There is the picture of Hoover and Fred Lockley with their bicycles, furnishing "jitney trips" to the sun[day] small folks in the neighborhood. In Salem today, there are folks who remember these 'venturesome jaunts' when as small tots they enjoyed a ride "on the handlebars" of the bike ridden by Bert.

Those residents who recell the days of the old Salem horse car route, tell of sundry occasions when Ber was "master of ceremonies" of the city's transportation system. At these times it is said that the four footed motors demonstrated increased speed and interest in life under the ministrations of their youthful "engineer."

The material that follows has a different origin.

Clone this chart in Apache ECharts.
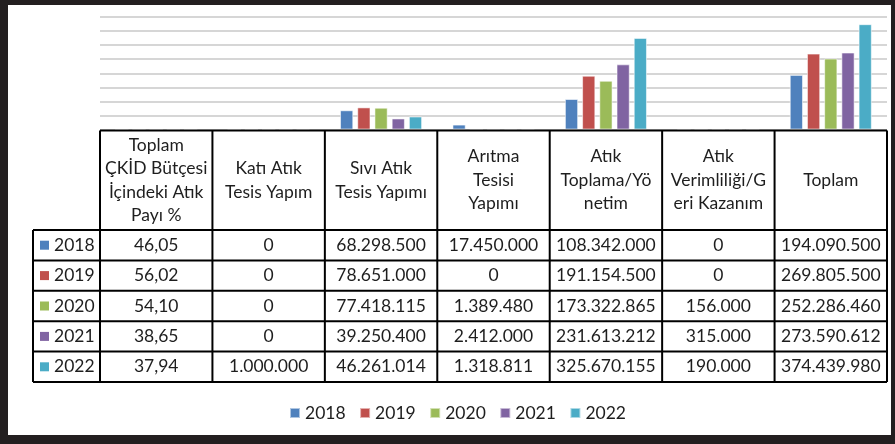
<!DOCTYPE html>
<html>
<head>
<meta charset="utf-8">
<script src="https://cdn.jsdelivr.net/npm/echarts@6/dist/echarts.min.js"></script>
<style>
  html, body { margin: 0; padding: 0; background: #fff; }
  #chart { width: 895px; height: 444px; }
</style>
</head>
<body>
<div id="chart"></div>
<script>
// Budget categories (column headers of the data table)
const categories = [
  'Toplam\nÇKİD Bütçesi\nİçindeki Atık\nPayı %',
  'Katı Atık\nTesis Yapım',
  'Sıvı Atık\nTesis Yapımı',
  'Arıtma\nTesisi\nYapımı',
  'Atık\nToplama/Yö\nnetim',
  'Atık\nVerimliliği/G\neri Kazanım',
  'Toplam'
];
const years = ['2018', '2019', '2020', '2021', '2022'];
const colors = ['#4F81BD', '#C0504D', '#9BBB59', '#8064A2', '#4BACC6'];

// Values per year, one entry per category (first entry is a percentage)
const v2018 = [46.05, 0, 68298500, 17450000, 108342000, 0, 194090500];
const v2019 = [56.02, 0, 78651000, 0, 191154500, 0, 269805500];
const v2020 = [54.10, 0, 77418115, 1389480, 173322865, 156000, 252286460];
const v2021 = [38.65, 0, 39250400, 2412000, 231613212, 315000, 273590612];
const v2022 = [37.94, 1000000, 46261014, 1318811, 325670155, 190000, 374439980];
const seriesValues = [v2018, v2019, v2020, v2021, v2022];

// Value axis ticks (hidden labels, gridlines only)
const yMax = 400000000;
const yStep = 50000000;

const FONT = 'Lato, "Open Sans", sans-serif';
const FS = 17.5;
const TEXT = '#1e1e1e';

function fmtInt(v) {
  return String(Math.round(v)).replace(/\B(?=(\d{3})+(?!\d))/g, '.');
}
function fmtPct(v) {
  return v.toFixed(2).replace('.', ',');
}
function fmtCell(col, v) {
  return col === 0 ? fmtPct(v) : fmtInt(v);
}

const chart = echarts.init(document.getElementById('chart'), null, { renderer: 'canvas' });

chart.setOption({
  animation: false,
  backgroundColor: '#ffffff',
  grid: { left: 100, right: 8, top: 17, height: 112.5, containLabel: false },
  xAxis: {
    type: 'category',
    data: categories,
    axisLine: { show: false },
    axisTick: { show: false },
    axisLabel: { show: false }
  },
  yAxis: {
    type: 'value',
    min: 0,
    max: yMax,
    interval: yStep,
    axisLine: { show: false },
    axisTick: { show: false },
    axisLabel: { show: false },
    splitLine: { lineStyle: { color: '#d6d6d6', width: 2 } }
  },
  legend: {
    left: 289,
    top: 404,
    padding: 0,
    icon: 'rect',
    itemWidth: 10,
    itemHeight: 10,
    itemGap: 13.5,
    textStyle: { fontFamily: FONT, fontSize: FS, color: TEXT },
    data: years
  },
  series: years.map((y, i) => ({
    name: y,
    type: 'bar',
    data: seriesValues[i],
    barGap: '30%',
    barCategoryGap: '27%',
    itemStyle: { color: colors[i], borderColor: 'rgba(255,255,255,0.55)', borderWidth: 1 }
  }))
});

// Data table under the plot, aligned to the category bands
const centers = categories.map((c, i) => chart.convertToPixel({ xAxisIndex: 0 }, i));
const band = centers[1] - centers[0];
const colEdges = centers.map(c => c - band / 2).concat([centers[centers.length - 1] + band / 2]);
const tableTop = Math.round(chart.convertToPixel({ yAxisIndex: 0 }, 0)) + 0.5;
const headerBottom = 230;
const rowH = 30.4;
const rowHeadLeft = 33;
const tableLeft = colEdges[0];
const tableRight = colEdges[colEdges.length - 1];
const tableBottom = headerBottom + rowH * years.length;

const g = [];
const lineStyle = { stroke: '#000', lineWidth: 2 };
function hline(x1, x2, y) { g.push({ type: 'line', z: 10, shape: { x1, y1: y, x2, y2: y }, style: lineStyle }); }
function vline(x, y1, y2) { g.push({ type: 'line', z: 10, shape: { x1: x, y1, x2: x, y2 }, style: lineStyle }); }

// Horizontal rules
hline(tableLeft, tableRight, tableTop);
hline(rowHeadLeft, tableRight, headerBottom);
for (let r = 1; r <= years.length; r++) hline(rowHeadLeft, tableRight, headerBottom + rowH * r);
// Vertical rules
colEdges.forEach(x => vline(x, tableTop, tableBottom));
vline(rowHeadLeft, headerBottom, tableBottom);

// Column headers
categories.forEach((c, i) => {
  g.push({
    type: 'text', z: 11,
    style: {
      text: c, x: centers[i], y: (tableTop + headerBottom) / 2,
      align: 'center', verticalAlign: 'middle',
      fontFamily: FONT, fontSize: FS, lineHeight: 23.5, fill: TEXT
    }
  });
});

// Row headers with legend keys, and cell values
years.forEach((y, r) => {
  const cy = headerBottom + rowH * r + rowH / 2;
  g.push({ type: 'rect', z: 11, shape: { x: 40, y: cy - 4.5, width: 9, height: 9 }, style: { fill: colors[r] } });
  g.push({
    type: 'text', z: 11,
    style: { text: y, x: 54, y: cy, align: 'left', verticalAlign: 'middle', fontFamily: FONT, fontSize: FS, fill: TEXT }
  });
  seriesValues[r].forEach((v, c) => {
    g.push({
      type: 'text', z: 11,
      style: {
        text: fmtCell(c, v), x: centers[c], y: cy,
        align: 'center', verticalAlign: 'middle',
        fontFamily: FONT, fontSize: FS, fill: TEXT
      }
    });
  });
});

// Dark outer frame
const frame = '#231f20';
g.push({ type: 'rect', z: 20, shape: { x: 0, y: 0, width: 895, height: 5 }, style: { fill: frame } });
g.push({ type: 'rect', z: 20, shape: { x: 0, y: 0, width: 8, height: 444 }, style: { fill: frame } });
g.push({ type: 'rect', z: 20, shape: { x: 891, y: 0, width: 4, height: 444 }, style: { fill: frame } });
g.push({ type: 'rect', z: 20, shape: { x: 0, y: 435, width: 895, height: 9 }, style: { fill: frame } });

chart.setOption({ graphic: { elements: g } });
</script>
</body>
</html>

This old horse car outfit is a factor In another sketch of Hoover. His cousin, Agnes Hammer Eskelson, recalls the time when Bert decided to annex some of the motive power for his own uses. The bicycle was brought into play and by means of rope was attached to the car. In this manner, future relief administrator "hooked a ride" from the lumbering carrier, "a brief ride." All went well, Mrs. Eskelson says, until the solid tires of the old "safety" bike, caught in the wide cracks of the planked track; then, there was a sudden parting of the ways. It is said that Bert tried this scheme several times but that the ultimate result of each trial was the sudden unseating of the youthful "navigator" and near destruction to the much used bicycle.
On that August trip, Hoover said, "Before leaving Salem I am going down to look over the old place where I worked as a boy. The place is now an auto repair shop." For more on the State Insurance Building Hoover visited, where Oregon Land Company was located,  see "Four Corners of Dud." He had had his wife register at the hotel for some anonymity, and it did not seem like he was very attached or sentimental about Salem, in addition to not wanting people fussing over him.